Writing also helped. I wrote of an imagined last breakfast of bagels and lox with my mom. Sometimes I’ll revisit that post and it feels so tangible that for a few moments I’ll
think it really happened.
If you’ve lost
someone close to you or if you find yourself wishing you had the right words to impart on someone who is grieving, below are some quotes that may help get you through the next year, day, or minute.
“If you're going through
hell, keep going.” - Winston Churchill
I’ve always
loved this quote. Unfortunately, there never seems to be a set list of rules to
follow when attempting to get over any one of life’s many hurdles, but just
pushing through the pain, however tough that may be, will usually lead you through
to the other side of it.
“She was no longer
wrestling with the grief, but could sit down with it as a lasting companion and
make it a sharer in her thoughts.” - George Eliot
People may try
to tell you that time heals all wounds and eventually life will return to
normal, but those who have suffered loss know that the healing process is not this simple. Do not attempt to rid yourself of grief; rather, try to live alongside it. It was only when I came to terms with the
fact that I am now a fundamentally different person that I was able to move on with my life. A new life, but a worthwhile one just the same.
“The reality is that you
will grieve forever. You will not ‘get over’ the loss of a loved one; you will
learn to live with it. You will heal and you will rebuild yourself around the
loss you have suffered. You will be whole again but you will never be the same.

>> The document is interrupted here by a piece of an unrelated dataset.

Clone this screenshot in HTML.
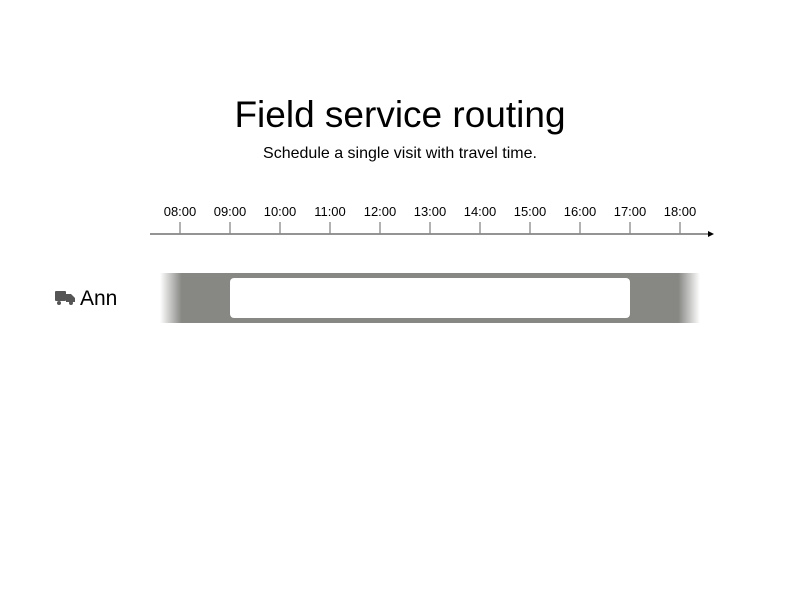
<!DOCTYPE html>
<html><head><meta charset="utf-8"><style>
body{margin:0;background:#fff;}
svg{display:block;font-family:"Liberation Sans",sans-serif;}
</style></head><body>
<svg width="800" height="600" viewBox="0 0 800 600">
<defs>
<linearGradient id="g" x1="160" x2="700" y1="0" y2="0" gradientUnits="userSpaceOnUse">
<stop offset="0" stop-color="#878884" stop-opacity="0"/>
<stop offset="0.04" stop-color="#878884" stop-opacity="1"/>
<stop offset="0.96" stop-color="#878884" stop-opacity="1"/>
<stop offset="1" stop-color="#878884" stop-opacity="0"/>
</linearGradient>
</defs>
<text x="400" y="127" font-size="37" text-anchor="middle" fill="#000">Field service routing</text>
<text x="400" y="158" font-size="16" text-anchor="middle" fill="#000">Schedule a single visit with travel time.</text>
<line x1="150" y1="234" x2="708" y2="234" stroke="#555" stroke-width="1.3"/>
<path d="M708,231 L714,234 L708,237 Z" fill="#000"/>
<g stroke="#888" stroke-width="1.3">
<line x1="180" y1="222" x2="180" y2="234"/><line x1="230" y1="222" x2="230" y2="234"/>
<line x1="280" y1="222" x2="280" y2="234"/><line x1="330" y1="222" x2="330" y2="234"/>
<line x1="380" y1="222" x2="380" y2="234"/><line x1="430" y1="222" x2="430" y2="234"/>
<line x1="480" y1="222" x2="480" y2="234"/><line x1="530" y1="222" x2="530" y2="234"/>
<line x1="580" y1="222" x2="580" y2="234"/><line x1="630" y1="222" x2="630" y2="234"/>
<line x1="680" y1="222" x2="680" y2="234"/>
</g>
<g font-size="13" text-anchor="middle" fill="#000">
<text x="180" y="216">08:00</text><text x="230" y="216">09:00</text><text x="280" y="216">10:00</text>
<text x="330" y="216">11:00</text><text x="380" y="216">12:00</text><text x="430" y="216">13:00</text>
<text x="480" y="216">14:00</text><text x="530" y="216">15:00</text><text x="580" y="216">16:00</text>
<text x="630" y="216">17:00</text><text x="680" y="216">18:00</text>
</g>
<rect x="160" y="273" width="540" height="50" fill="url(#g)"/>
<rect x="230" y="278" width="400" height="40" rx="4" fill="#fff"/>
<g fill="#555">
<rect x="55" y="291" width="11" height="10" rx="1"/>
<path d="M66,294 L71,294 L75,298 L75,302 L66,302 Z"/>
<circle cx="59" cy="303" r="2"/><circle cx="71" cy="303" r="2"/>
</g>
<text x="80" y="305" font-size="21" fill="#000">Ann</text>
</svg>
</body></html>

Nor should you be the same nor would you want to.”
- Elisabeth Keebler-Ross
As far as I’m concerned,
closure is a fictional concept and I personally wouldn’t recommend wasting your
time struggling to achieve it. Rather, focus on rebuilding yourself into
someone who can make the most out of each and every day, regardless of the fact
that a part of you is missing.
“When
someone you love dies, and you’re not expecting it, you don’t lose her all at
once; you lose her in pieces over a long time — the way the mail stops coming,
and her scent fades from the pillows and even from the clothes in her closet
and drawers. Gradually, you accumulate the parts of her that are gone. Just
when the day comes — when there’s a particular missing part that overwhelms you
with the feeling that she’s gone, forever — there comes another day, and
another specifically missing part.” – John Irving, Prayer for Owen Meany
There are days
when I hear the phone ring and I just assume that it’s my mother…even more than
two years after her passing. I’ve reached for the phone so she could keep me
company when putting food away from the store, to share updates after doctor
appointments, to tell her about a book or television show I think she might
enjoy. LinkedIn recently asked if I want to follow my mother. I’ll spray her perfume
and feel she is in the room with me. I am periodically hit with moments of forgetfulness, and a big part of me is grateful for this.
“You
will lose someone you can’t live without, and your heart will be badly broken,
and the bad news is that you never completely get over the loss of your
beloved. But this is also the good news. They live forever in your broken heart
that doesn’t seal back up. And you come through. It’s like having a broken leg
that never heals perfectly – that still hurts when the weather gets cold, but
you learn to dance with the limp.” – Anne
Lamott
“Learning to dance with the limp” is a quote I know my mom would have
absolutely loved. Loss can certainly feel like an amputation of sorts, like
part of you has also died. But the truth is you are still very much alive and
you must learn to appreciate the good that remains.
“Grief turns out to be a place none of us know until we reach
it. We anticipate (we know) that someone close to us could die, but we do not
look beyond the few days or weeks that immediately follow such an imagined
death. We misconstrue the nature of even those few days or weeks. We might
expect if the death is sudden to feel shock. We do not expect this shock to be
obliterative, dislocating to both body and mind. We might expect that we will
be prostrate, inconsolable, crazy with loss. We do not expect to be literally
crazy, cool customers who believe their husband is about to return and need his
shoes.” - Joan Didion, The Year of Magical Thinking
The idea that you will never again be able to talk
to someone you love is a concept that is all but impossible to fathom. You may
take months to grasp it, and you may never truly come to terms with it. Know
that you are not alone in this and the fact is that this inability to fully
comprehend our loss may just be the thing that helps keep us going.
“There
are no happy endings.
Endings
are the saddest part,
So
just give me a happy middle
And
a very happy start.” - Shel Silverstein
So many people spend their days deliberating over regrets, over what
could have been done differently, how they could have saved their loved one,
thinking of final last words that were never spoken. I don’t think I’ve ever
heard someone declare that they were completely satisfied with their final
moments with a loved one. So make sure to make the very most of your time with
loved ones in the present. And never let yourself be taken over with regrets.
One of the most heartbreaking aspects of losing someone is that you must
wake up each morning to the same loss, and the first few weeks can be brutal. The
first few seconds of wakefulness can be moments of blissful ignorance. And then
it hits you and suddenly you are wide awake with the irreversible truth that
you have forever lost someone who was here on this earth just days before.
“To weep is to make less the depth of grief.” - Shakespeare, Henry VI, Park III
It’s simple: do not try to avoid your pain, or mask it to make others around you more comfortable. Feel what you need to feel and in time your tears may lessen.